Bundandır ki 2023 seçimlerinde “millet ittifakı’ adayını Kandil’deki terörist elebaşlarının desteklediği” iftiralı sahte videosunu meydanlarda propagandaya didinen ve muhalefeti dışlayıp “süreç”i tekeline alan Saray iktidarının “süreç”i siyasî rant hesaplarına hebasından endişe ediliyor.
“Süreç”te devlet-istihbarat yetkilileri, İmralı ve Kuzey Irak’ta terörist başı ve terör örgütü elebaşlarıyla “gizli pazarlıklı müzâkereler”de bulunurken, “Anadolu’nun batısında ‘kent uzlaşısı’yla DEM’le seçim ittifakıyla “Kürtleri belediye meclislerine soktuğu” iddiasıyla seçilmiş belediye başkanlarının “teröre destek” bühtanıyla tutuklanmaları bunun bariz bir göstergesi.

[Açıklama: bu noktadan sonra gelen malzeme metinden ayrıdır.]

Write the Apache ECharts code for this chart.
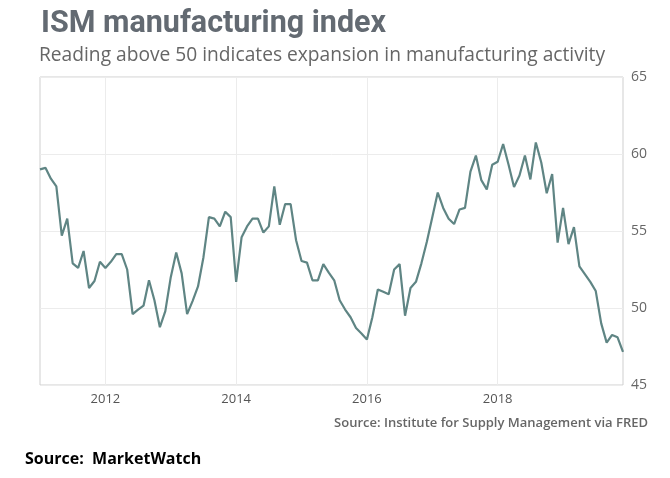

Özetle “süreç”in iddia edildiği gibi bir “devlet projesi” değil, bir “devlet partisi veya parti devleti projesi” olduğu ve tezatlarla muallel vaziyeti her haliyle açığa çıkarken; “düşman ceza hukuku”nun uygulanmasıyla ana muhalefete mensup on yedi belediye başkanının tutuklanıp yüzlerce çalışanının hapse atılmasıyla millet irâdesinin gasbedilmesi itimadı ortadan kaldırıyor.
Bunun içindir ki bu vartada “yol haritası”nda ne olduğu bilinmeyen “süreç”le “barış”tan ve “iç tahkim”den bahsedilmesinin ciddiyeti kalmıyor.